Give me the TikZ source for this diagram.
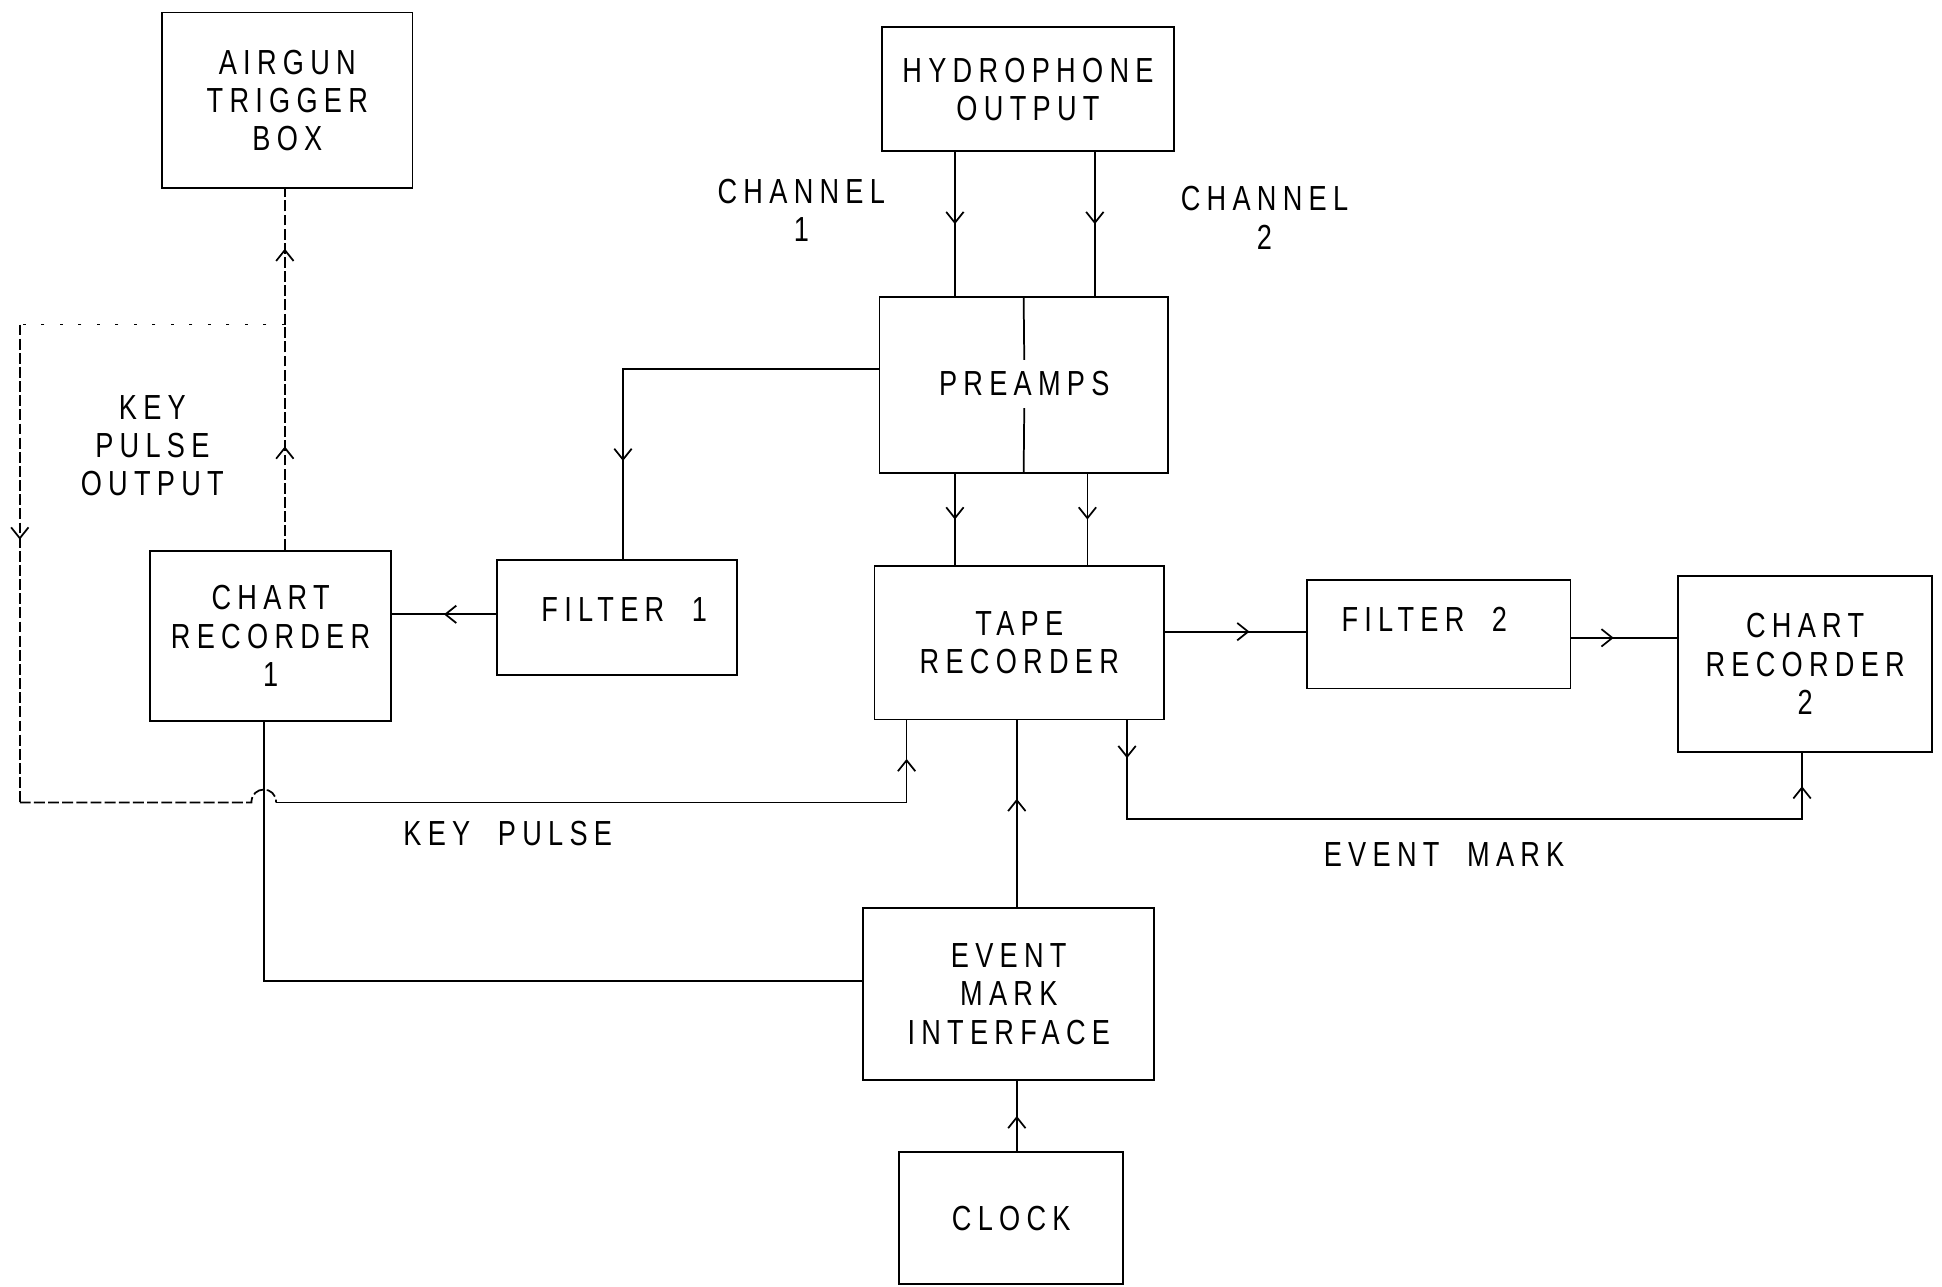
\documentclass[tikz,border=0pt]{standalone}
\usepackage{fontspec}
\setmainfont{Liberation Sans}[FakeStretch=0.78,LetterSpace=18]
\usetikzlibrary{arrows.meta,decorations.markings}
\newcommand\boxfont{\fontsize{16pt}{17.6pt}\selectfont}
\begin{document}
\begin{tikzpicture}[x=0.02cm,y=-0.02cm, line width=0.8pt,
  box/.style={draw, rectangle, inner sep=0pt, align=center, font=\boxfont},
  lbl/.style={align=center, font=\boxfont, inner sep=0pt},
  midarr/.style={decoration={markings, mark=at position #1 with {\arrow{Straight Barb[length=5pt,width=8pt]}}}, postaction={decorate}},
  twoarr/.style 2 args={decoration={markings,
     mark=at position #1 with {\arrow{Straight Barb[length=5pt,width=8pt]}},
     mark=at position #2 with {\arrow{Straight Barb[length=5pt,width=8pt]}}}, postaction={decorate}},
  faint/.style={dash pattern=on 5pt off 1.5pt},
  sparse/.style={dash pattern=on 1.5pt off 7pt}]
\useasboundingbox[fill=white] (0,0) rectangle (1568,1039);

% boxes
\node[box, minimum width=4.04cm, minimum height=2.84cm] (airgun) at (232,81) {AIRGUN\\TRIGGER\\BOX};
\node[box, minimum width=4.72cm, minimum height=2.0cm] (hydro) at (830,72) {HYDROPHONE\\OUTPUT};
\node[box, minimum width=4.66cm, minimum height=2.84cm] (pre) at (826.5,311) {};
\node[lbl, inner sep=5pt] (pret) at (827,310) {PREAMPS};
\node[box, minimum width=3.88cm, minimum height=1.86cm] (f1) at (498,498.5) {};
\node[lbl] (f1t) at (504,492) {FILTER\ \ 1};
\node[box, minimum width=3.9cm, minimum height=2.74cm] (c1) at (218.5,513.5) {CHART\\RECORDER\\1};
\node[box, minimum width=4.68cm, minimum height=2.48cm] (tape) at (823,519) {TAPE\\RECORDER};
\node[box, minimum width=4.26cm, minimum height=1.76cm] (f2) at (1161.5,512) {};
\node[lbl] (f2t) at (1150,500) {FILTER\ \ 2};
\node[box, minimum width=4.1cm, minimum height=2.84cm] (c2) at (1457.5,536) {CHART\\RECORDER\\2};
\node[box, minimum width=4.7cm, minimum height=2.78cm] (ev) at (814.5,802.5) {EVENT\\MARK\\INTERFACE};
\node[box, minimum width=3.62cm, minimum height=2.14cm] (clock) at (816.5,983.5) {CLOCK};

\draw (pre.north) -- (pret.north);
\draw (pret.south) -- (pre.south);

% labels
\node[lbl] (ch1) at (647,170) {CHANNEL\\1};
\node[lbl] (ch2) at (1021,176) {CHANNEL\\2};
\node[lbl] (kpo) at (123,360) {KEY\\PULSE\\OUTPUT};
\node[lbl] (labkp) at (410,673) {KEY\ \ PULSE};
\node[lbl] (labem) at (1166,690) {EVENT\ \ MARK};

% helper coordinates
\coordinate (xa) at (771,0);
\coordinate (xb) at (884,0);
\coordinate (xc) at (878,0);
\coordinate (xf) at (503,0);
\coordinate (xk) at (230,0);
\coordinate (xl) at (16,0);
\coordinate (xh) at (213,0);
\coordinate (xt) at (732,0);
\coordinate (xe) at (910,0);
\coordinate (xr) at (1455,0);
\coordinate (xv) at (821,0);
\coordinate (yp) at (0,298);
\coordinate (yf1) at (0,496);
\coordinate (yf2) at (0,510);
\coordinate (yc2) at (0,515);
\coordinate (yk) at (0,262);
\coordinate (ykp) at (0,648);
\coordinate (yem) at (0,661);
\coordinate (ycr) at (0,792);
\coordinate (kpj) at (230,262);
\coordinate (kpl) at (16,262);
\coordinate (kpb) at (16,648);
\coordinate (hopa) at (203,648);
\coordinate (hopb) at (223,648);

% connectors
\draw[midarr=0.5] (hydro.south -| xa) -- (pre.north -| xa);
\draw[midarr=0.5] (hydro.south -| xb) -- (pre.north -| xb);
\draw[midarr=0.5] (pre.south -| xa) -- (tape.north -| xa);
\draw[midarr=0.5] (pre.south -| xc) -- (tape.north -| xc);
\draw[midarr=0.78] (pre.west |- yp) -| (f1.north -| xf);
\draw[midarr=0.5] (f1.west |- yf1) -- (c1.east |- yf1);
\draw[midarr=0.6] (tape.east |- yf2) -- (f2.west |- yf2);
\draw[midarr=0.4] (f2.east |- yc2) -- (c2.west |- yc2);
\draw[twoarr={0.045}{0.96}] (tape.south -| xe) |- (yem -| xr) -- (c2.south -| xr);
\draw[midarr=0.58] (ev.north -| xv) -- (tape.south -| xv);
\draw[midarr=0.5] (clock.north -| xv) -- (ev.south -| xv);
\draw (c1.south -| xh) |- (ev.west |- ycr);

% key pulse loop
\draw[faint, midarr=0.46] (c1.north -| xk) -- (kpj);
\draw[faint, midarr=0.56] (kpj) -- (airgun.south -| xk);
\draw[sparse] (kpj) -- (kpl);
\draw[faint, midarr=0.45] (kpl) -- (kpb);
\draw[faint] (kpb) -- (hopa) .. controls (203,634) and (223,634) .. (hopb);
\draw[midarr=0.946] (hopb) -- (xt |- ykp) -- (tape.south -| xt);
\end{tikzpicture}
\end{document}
###
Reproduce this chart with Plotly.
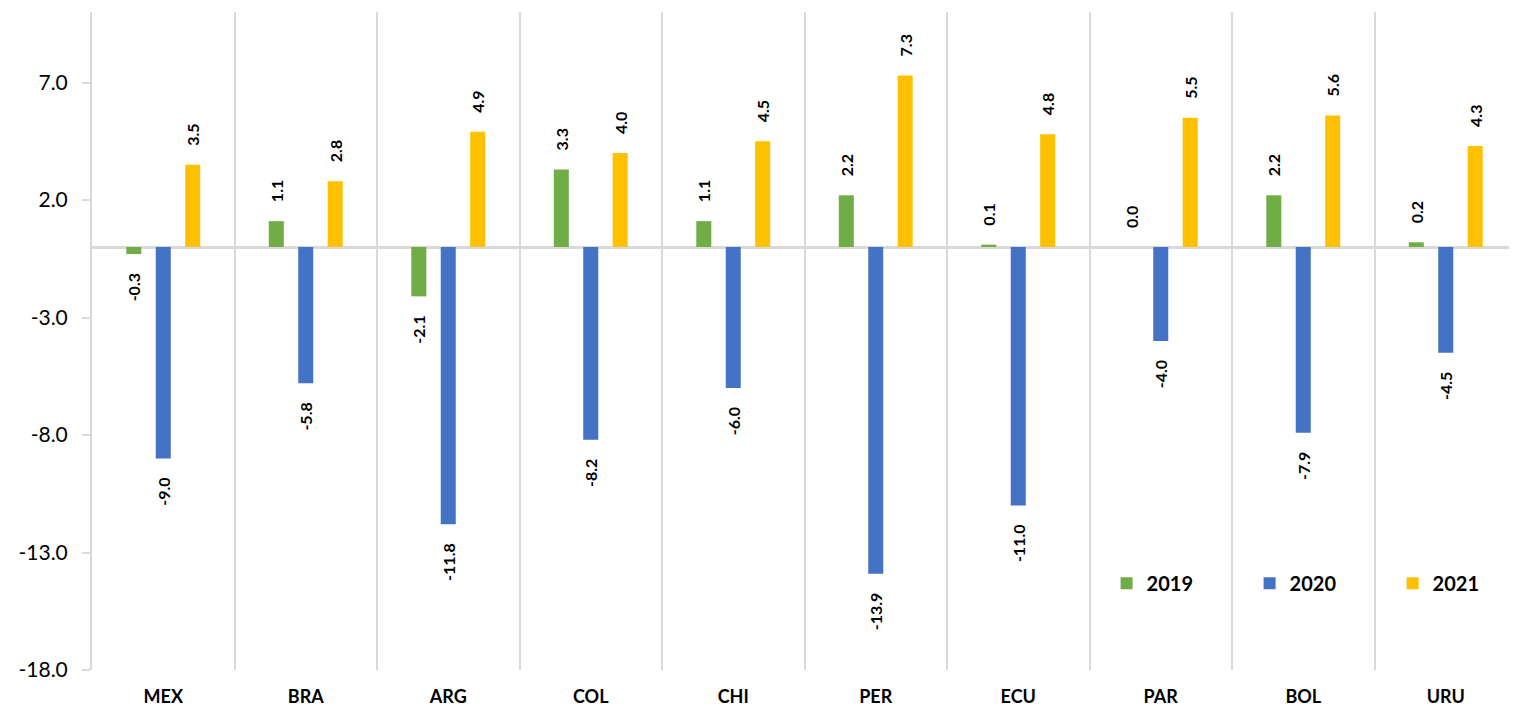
###
Where a line holds "this", copy it out.

* [THE RESULT]:
Give me the TikZ source for this diagram.
Reproduce this chart with Plotly.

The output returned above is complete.